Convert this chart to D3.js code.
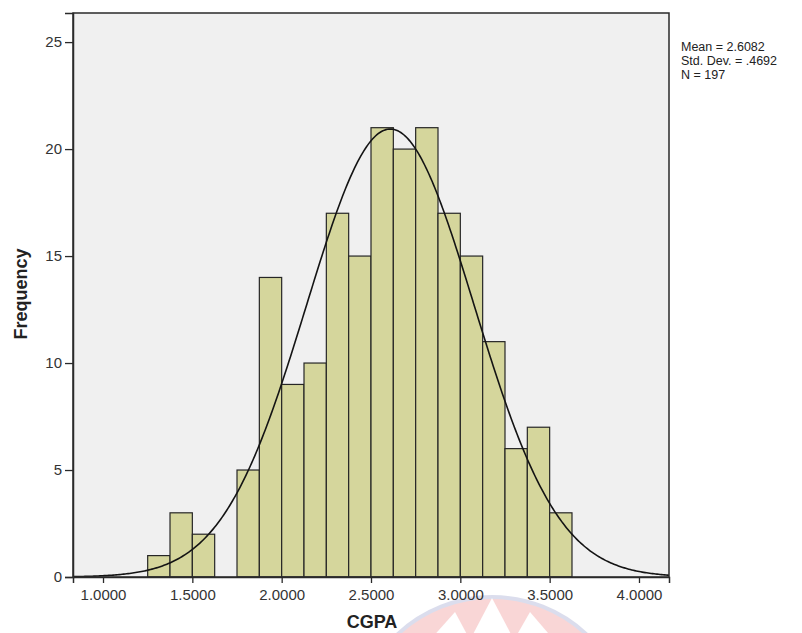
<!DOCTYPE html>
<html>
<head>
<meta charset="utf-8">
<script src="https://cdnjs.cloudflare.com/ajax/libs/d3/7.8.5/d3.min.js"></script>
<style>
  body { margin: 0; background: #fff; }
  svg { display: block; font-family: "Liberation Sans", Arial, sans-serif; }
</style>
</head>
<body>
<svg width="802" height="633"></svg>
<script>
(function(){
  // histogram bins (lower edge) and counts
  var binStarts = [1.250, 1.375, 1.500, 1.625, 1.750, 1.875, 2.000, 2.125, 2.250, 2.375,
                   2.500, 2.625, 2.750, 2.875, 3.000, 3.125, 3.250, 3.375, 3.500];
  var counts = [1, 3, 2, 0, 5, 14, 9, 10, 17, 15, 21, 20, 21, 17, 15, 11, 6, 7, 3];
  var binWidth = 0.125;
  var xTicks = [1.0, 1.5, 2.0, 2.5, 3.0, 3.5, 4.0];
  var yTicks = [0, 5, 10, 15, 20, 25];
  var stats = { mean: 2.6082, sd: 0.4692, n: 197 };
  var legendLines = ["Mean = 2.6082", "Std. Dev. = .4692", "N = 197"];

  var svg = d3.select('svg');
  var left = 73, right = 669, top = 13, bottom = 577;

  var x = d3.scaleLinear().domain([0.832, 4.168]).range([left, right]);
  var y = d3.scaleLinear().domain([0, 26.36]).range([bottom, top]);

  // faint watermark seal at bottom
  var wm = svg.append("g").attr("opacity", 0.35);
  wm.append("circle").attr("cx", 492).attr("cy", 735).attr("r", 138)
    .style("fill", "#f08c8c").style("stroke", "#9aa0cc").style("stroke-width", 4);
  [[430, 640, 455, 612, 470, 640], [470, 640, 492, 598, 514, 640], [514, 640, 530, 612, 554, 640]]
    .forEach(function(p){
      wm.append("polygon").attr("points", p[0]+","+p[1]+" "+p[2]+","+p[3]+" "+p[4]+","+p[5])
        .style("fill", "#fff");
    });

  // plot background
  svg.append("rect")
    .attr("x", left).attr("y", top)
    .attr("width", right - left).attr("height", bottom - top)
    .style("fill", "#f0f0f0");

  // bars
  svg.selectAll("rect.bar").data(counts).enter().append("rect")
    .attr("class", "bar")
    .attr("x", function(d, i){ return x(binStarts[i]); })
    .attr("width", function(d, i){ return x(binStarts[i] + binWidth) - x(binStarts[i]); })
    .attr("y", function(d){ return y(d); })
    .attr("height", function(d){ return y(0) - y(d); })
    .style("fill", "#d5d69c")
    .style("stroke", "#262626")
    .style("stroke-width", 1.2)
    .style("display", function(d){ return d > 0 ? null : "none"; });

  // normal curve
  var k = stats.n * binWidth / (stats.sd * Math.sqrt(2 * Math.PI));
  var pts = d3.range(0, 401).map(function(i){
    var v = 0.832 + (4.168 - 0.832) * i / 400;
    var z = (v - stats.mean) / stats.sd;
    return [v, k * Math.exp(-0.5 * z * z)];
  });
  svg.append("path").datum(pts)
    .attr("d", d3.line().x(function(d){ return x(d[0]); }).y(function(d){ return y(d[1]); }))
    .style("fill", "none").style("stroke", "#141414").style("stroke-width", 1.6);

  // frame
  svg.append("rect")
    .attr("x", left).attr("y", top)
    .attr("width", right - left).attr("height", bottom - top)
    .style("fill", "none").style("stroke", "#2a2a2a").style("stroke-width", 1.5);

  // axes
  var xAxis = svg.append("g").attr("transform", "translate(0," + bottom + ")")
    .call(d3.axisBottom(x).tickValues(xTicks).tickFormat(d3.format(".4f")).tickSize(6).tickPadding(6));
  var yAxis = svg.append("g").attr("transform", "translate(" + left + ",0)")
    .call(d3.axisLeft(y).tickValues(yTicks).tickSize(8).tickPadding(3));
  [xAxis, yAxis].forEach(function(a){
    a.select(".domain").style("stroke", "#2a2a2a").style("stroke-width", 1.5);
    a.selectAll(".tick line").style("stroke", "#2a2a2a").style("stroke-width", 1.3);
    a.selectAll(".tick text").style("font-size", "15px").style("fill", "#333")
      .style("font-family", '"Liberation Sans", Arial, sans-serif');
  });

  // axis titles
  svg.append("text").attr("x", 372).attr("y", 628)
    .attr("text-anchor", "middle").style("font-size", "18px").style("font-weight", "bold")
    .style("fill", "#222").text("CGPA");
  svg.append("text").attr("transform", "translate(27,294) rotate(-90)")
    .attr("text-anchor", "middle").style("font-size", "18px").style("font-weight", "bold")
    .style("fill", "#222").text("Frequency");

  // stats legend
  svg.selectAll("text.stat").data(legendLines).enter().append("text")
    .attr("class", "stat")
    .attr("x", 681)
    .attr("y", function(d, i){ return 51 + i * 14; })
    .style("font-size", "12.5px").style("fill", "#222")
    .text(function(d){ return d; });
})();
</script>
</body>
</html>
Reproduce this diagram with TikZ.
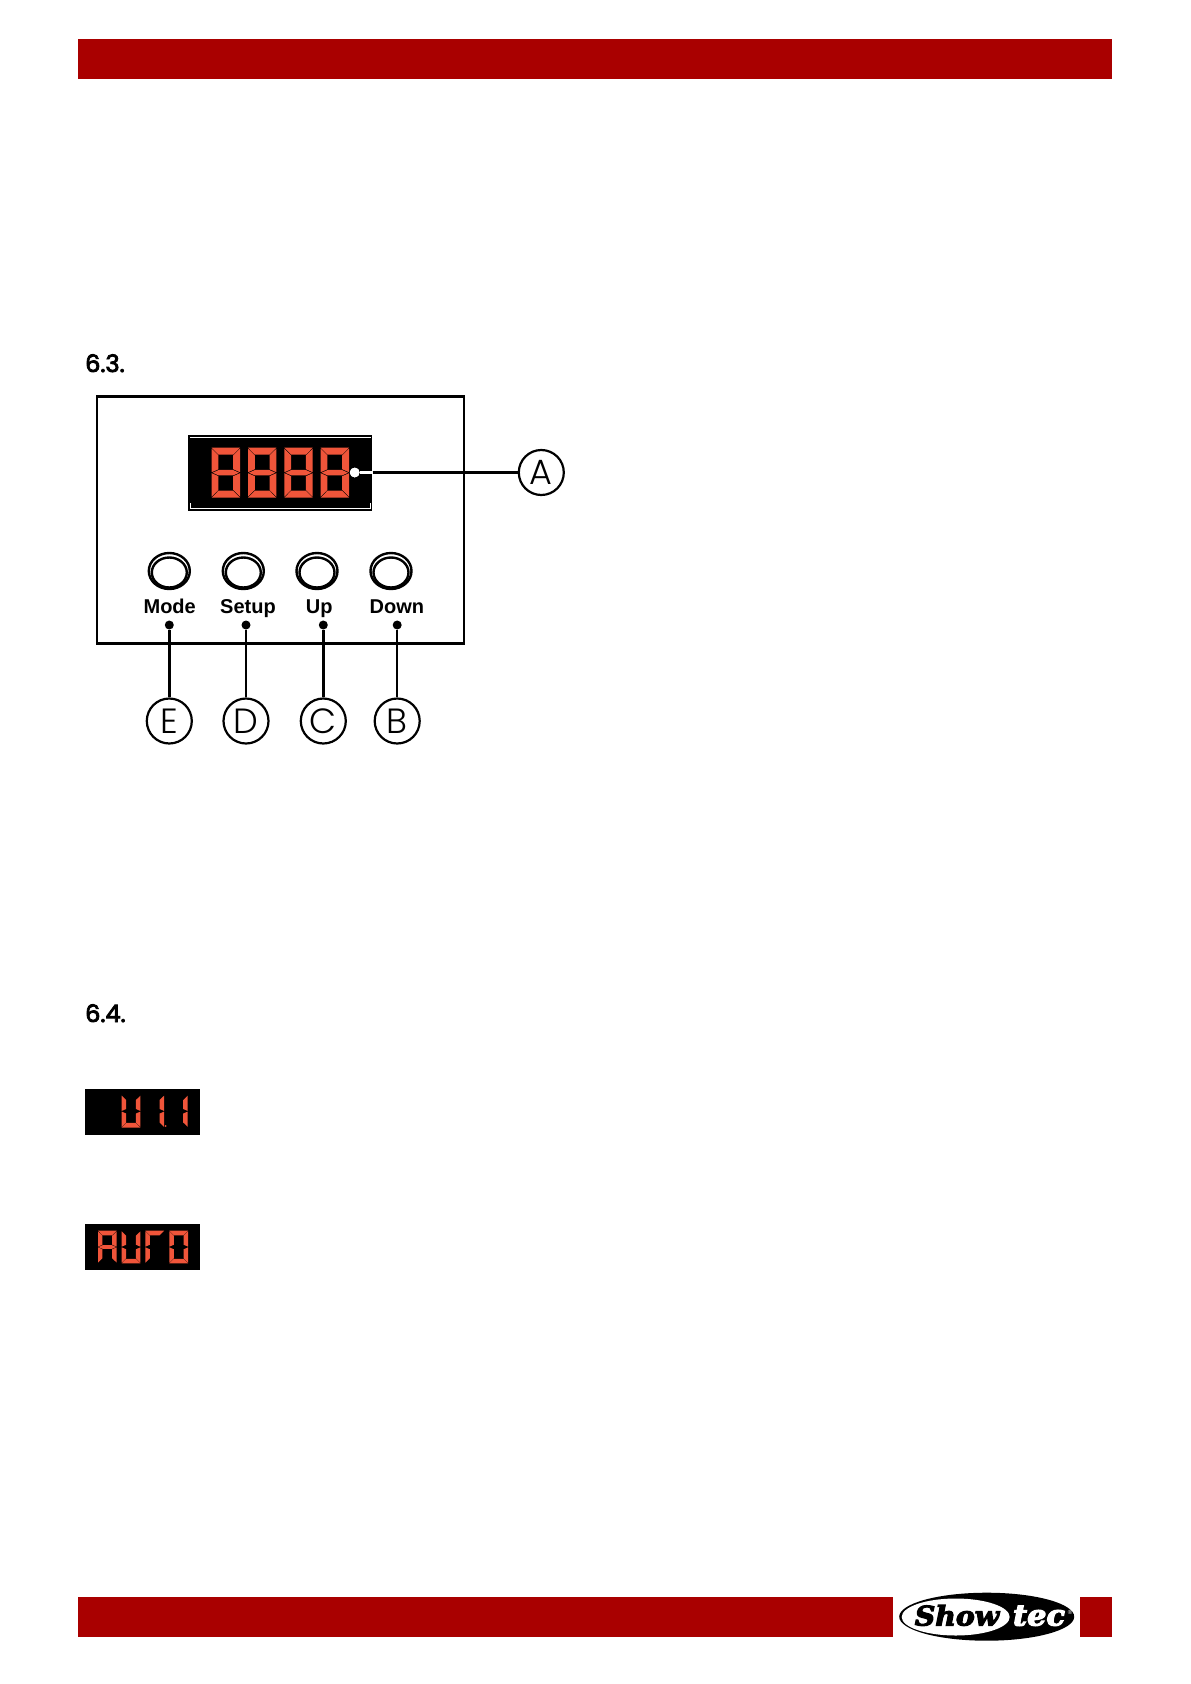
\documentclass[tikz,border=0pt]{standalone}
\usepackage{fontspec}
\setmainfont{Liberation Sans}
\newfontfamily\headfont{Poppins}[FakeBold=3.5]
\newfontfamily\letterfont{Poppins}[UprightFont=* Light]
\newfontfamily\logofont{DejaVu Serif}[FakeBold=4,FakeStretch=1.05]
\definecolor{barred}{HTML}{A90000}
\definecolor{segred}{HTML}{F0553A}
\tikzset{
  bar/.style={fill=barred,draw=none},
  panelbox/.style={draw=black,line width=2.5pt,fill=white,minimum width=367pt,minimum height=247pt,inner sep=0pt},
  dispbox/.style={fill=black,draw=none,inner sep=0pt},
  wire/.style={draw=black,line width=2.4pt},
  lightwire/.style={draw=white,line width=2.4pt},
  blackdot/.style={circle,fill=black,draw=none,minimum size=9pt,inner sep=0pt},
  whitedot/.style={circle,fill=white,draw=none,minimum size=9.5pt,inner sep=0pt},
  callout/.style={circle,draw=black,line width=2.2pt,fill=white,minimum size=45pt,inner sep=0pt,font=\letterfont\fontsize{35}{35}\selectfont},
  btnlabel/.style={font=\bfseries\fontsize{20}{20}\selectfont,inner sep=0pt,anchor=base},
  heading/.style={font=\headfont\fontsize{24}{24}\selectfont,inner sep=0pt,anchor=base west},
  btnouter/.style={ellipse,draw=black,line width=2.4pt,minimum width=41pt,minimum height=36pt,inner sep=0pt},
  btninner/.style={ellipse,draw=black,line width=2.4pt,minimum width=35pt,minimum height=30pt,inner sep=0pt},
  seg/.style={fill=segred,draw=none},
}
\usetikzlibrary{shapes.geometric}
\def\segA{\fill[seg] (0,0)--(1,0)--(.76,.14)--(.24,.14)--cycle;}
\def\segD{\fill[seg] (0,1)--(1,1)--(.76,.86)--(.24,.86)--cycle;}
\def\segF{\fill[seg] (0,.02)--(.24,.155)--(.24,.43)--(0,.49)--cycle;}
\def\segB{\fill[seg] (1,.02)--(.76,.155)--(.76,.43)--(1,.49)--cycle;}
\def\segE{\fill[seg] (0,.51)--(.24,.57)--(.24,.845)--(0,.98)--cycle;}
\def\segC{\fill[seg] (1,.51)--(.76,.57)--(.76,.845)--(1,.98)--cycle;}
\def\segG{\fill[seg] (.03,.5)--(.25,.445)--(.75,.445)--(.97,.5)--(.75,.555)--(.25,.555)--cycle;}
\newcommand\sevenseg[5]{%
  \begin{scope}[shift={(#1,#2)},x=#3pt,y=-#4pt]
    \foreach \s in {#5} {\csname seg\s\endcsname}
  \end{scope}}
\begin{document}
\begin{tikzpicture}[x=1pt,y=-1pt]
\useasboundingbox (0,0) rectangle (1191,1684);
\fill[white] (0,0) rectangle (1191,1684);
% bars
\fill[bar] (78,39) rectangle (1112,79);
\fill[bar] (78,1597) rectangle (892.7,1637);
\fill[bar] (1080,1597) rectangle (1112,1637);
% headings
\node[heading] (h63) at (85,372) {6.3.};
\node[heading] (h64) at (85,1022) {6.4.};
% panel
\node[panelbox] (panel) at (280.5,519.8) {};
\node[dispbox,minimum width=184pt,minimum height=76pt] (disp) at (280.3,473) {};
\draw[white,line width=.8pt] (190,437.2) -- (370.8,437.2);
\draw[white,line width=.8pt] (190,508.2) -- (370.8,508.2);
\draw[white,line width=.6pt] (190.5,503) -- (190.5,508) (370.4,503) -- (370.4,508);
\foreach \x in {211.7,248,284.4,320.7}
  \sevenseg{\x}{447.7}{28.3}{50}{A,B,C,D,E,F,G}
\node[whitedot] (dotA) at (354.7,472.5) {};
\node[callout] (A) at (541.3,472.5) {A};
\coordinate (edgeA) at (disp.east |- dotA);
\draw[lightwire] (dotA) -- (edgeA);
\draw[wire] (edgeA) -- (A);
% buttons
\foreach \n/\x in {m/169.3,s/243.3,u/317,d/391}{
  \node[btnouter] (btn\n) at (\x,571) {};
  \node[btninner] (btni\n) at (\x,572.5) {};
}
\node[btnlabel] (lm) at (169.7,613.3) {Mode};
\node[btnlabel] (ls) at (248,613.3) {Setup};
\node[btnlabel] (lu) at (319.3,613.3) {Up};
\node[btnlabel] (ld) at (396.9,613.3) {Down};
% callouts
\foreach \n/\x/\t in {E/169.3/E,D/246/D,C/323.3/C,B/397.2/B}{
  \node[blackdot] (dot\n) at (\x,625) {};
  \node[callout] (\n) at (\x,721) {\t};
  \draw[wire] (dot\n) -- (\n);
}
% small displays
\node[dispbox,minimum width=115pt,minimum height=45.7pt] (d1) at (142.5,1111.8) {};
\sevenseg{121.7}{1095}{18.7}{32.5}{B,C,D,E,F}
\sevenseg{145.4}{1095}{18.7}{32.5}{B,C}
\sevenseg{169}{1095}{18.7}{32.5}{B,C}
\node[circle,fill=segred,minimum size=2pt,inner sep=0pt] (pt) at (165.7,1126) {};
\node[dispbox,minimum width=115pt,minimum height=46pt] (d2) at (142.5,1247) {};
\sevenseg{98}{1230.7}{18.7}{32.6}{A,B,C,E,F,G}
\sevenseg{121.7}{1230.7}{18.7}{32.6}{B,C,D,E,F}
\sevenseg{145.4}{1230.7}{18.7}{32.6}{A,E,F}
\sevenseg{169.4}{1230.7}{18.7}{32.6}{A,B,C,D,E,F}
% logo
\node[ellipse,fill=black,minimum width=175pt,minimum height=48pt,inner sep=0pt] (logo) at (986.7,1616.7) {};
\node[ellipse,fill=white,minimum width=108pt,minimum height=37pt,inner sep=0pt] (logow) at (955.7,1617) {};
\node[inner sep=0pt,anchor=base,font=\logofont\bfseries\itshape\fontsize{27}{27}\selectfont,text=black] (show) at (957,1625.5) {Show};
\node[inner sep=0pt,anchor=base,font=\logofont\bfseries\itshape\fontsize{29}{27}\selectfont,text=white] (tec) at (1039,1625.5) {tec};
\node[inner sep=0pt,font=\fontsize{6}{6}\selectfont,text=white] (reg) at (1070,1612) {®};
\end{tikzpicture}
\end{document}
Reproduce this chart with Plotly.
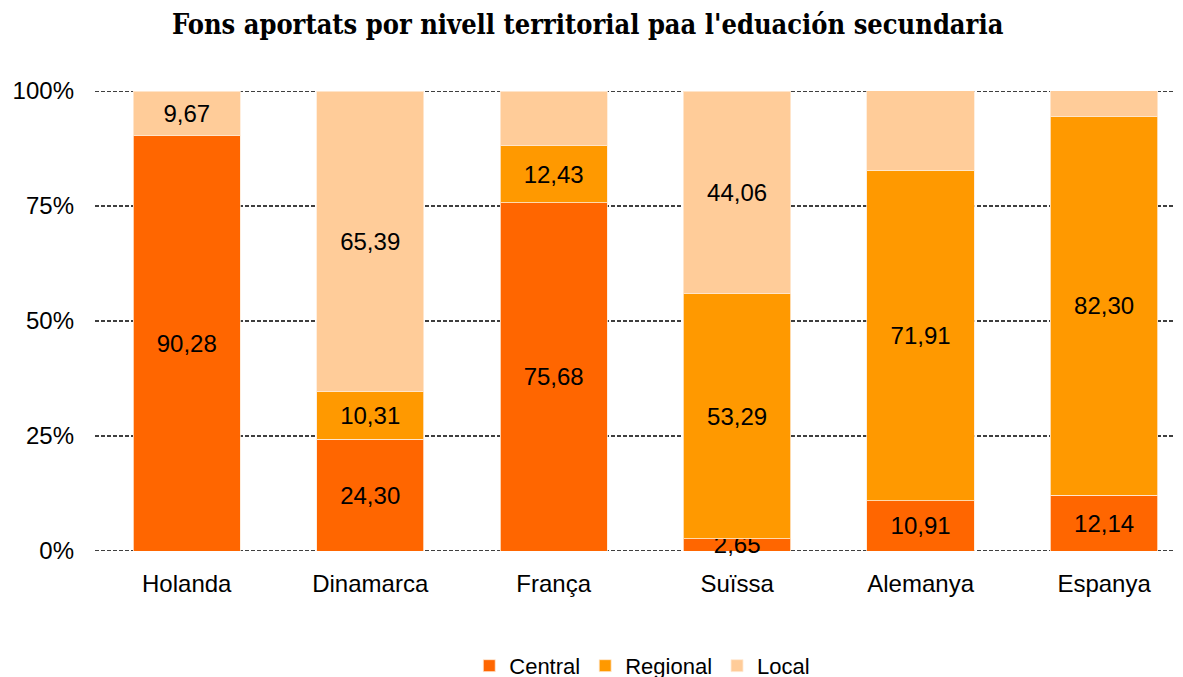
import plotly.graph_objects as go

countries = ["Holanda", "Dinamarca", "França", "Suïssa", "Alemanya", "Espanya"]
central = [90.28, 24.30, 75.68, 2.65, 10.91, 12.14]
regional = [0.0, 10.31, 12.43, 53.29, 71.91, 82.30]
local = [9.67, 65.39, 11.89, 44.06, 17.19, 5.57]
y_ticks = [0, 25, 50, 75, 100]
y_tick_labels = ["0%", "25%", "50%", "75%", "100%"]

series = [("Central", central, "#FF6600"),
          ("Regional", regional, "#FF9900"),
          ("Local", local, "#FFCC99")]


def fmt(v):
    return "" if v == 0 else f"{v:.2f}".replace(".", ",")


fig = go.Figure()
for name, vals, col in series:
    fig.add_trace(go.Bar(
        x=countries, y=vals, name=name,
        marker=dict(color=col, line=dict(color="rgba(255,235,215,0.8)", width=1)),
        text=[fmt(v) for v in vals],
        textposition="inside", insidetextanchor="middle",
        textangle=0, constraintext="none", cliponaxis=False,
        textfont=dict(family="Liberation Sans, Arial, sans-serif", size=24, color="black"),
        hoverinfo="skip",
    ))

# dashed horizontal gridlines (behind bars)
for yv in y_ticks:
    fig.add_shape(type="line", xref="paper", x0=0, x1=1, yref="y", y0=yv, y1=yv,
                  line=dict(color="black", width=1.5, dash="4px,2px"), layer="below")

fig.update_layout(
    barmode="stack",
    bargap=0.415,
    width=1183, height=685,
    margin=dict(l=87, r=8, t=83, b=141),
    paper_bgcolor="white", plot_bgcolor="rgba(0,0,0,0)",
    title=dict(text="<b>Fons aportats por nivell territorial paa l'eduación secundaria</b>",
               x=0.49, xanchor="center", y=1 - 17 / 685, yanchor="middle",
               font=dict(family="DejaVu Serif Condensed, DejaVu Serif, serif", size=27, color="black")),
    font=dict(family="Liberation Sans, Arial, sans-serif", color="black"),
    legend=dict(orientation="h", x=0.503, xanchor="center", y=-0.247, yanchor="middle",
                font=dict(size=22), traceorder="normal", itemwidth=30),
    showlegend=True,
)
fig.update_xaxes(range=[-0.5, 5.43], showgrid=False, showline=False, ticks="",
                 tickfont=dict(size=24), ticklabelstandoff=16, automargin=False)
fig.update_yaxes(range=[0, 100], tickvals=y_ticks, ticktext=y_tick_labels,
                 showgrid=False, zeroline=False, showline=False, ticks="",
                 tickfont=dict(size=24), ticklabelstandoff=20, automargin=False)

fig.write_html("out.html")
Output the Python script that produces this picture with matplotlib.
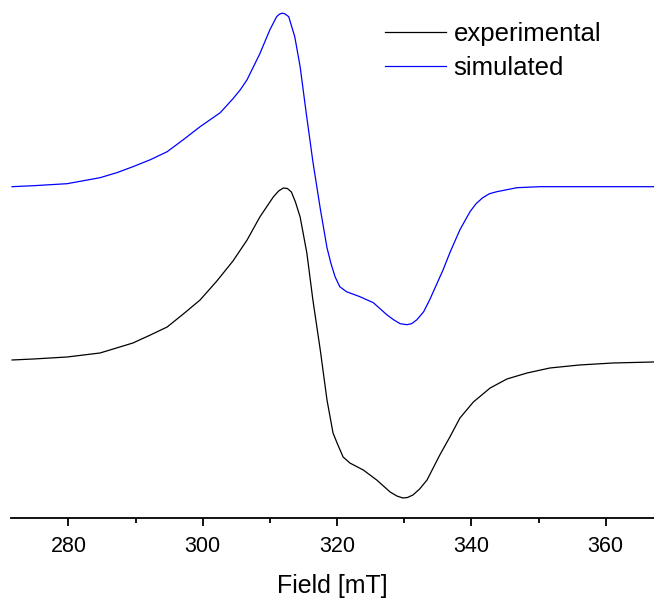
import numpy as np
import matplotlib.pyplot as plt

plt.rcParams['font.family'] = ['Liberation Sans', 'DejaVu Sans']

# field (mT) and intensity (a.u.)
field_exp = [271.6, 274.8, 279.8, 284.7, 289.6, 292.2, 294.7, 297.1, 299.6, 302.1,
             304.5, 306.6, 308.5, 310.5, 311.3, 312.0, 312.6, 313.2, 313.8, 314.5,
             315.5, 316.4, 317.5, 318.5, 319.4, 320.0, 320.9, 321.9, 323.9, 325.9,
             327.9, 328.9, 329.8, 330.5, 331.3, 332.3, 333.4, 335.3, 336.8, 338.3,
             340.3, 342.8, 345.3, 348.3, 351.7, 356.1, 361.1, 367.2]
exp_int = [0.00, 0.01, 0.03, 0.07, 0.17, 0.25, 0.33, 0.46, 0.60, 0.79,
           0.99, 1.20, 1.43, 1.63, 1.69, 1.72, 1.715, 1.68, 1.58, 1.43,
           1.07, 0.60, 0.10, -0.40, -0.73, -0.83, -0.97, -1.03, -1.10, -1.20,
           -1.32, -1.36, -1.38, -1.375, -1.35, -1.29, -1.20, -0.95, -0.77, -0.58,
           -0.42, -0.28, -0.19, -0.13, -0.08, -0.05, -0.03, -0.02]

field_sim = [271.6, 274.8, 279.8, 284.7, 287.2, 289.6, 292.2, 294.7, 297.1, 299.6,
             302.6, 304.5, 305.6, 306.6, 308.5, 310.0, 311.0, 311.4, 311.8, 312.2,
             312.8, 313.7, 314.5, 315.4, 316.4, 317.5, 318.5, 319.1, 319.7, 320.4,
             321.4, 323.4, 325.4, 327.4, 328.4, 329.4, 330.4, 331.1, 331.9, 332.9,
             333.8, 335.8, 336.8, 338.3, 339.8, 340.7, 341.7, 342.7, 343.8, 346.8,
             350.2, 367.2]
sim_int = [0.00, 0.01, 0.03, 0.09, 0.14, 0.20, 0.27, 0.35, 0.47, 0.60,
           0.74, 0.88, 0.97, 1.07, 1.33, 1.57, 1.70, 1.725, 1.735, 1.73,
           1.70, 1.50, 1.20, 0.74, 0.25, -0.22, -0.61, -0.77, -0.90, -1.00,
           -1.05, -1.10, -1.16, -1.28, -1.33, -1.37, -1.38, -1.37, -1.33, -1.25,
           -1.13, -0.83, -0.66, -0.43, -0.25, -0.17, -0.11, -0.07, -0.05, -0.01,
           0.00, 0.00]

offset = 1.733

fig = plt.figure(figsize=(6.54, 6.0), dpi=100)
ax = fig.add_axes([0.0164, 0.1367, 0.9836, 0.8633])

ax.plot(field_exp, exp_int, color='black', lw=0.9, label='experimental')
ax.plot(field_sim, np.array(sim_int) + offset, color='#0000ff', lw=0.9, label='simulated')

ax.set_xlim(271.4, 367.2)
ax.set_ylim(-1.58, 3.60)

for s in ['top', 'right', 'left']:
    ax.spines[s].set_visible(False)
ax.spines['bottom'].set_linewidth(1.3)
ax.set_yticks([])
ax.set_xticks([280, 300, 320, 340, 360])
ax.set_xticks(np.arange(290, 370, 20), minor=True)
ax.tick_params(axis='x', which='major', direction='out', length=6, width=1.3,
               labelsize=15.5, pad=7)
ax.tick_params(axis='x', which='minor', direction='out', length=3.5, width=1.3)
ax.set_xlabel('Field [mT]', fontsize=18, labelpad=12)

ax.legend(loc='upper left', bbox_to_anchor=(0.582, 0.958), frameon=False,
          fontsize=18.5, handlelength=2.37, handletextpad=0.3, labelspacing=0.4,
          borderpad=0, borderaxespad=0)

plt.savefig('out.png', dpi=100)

======

What is expected:
Give the lines above again exactly, from the one containing "Reproduce this chart with Plotly." to the one containing "v == 0 else", both included, but leave out the pictures.

The completed task:
Reproduce this chart with Plotly.
import plotly.graph_objects as go

countries = ["Holanda", "Dinamarca", "França", "Suïssa", "Alemanya", "Espanya"]
central = [90.28, 24.30, 75.68, 2.65, 10.91, 12.14]
regional = [0.0, 10.31, 12.43, 53.29, 71.91, 82.30]
local = [9.67, 65.39, 11.89, 44.06, 17.19, 5.57]
y_ticks = [0, 25, 50, 75, 100]
y_tick_labels = ["0%", "25%", "50%", "75%", "100%"]

series = [("Central", central, "#FF6600"),
          ("Regional", regional, "#FF9900"),
          ("Local", local, "#FFCC99")]


def fmt(v):
    return "" if v == 0 else f"{v:.2f}".replace(".", ",")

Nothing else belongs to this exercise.